The audit trail is where many teams underinvest. Regulators reviewing a DP-claimed system will ask for the privacy budget ledger, the epsilon and delta parameters for each training run, the mechanism used (Laplace, Gaussian, RDP) and the composition accounting methodology. A system described as "differentially private" without this documentation is not a DP system from a regulatory standpoint. It is a system with a marketing claim.
Teams building these systems should maintain machine-readable privacy budget manifests that can be attached to model cards and shared with data protection officers. The ownmydata.ai data governance framework provides a consent ledger architecture that can be extended to include privacy budget accounting, linking each data subject's consent record to the training runs that consumed budget derived from their transaction history.
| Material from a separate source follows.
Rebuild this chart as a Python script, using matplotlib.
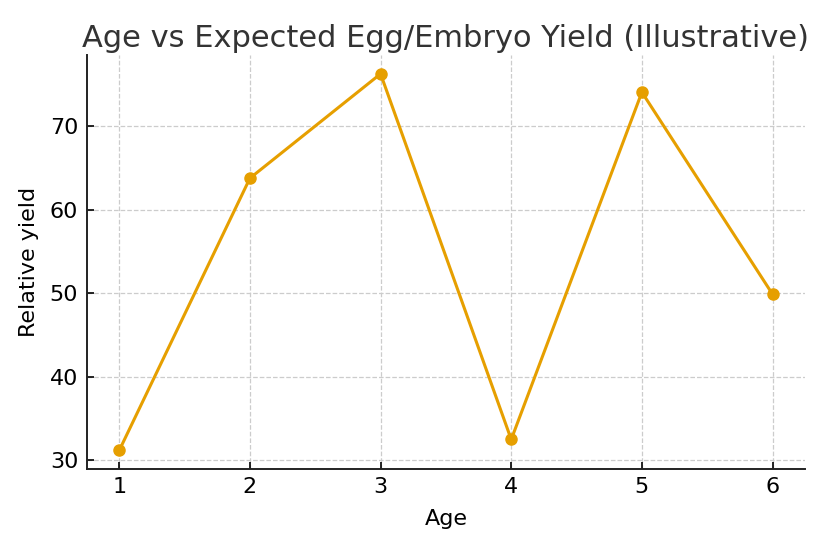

For implementation-level tooling, mydatakey.org documents integration patterns between consent management systems and DP training pipelines.
The engineering discipline required to implement differential privacy correctly in a real-time transaction scoring system is significant. The teams that get it right treat epsilon not as a theoretical footnote but as a resource that must be planned, tracked and reported with the same rigor as compute cost and model latency. The teams that get it wrong either deploy ineffective noise mechanisms that provide false compliance comfort or over-noise their models to the point where fraud signal disappears and cardholders pay the cost in false declines.
Neither outcome is acceptable. The engineering precision to thread this trade-off is available. The literature, the tooling and the regulatory frameworks exist in 2026 to build systems that are genuinely private and genuinely useful. The gap is almost always in how carefully the budget is counted.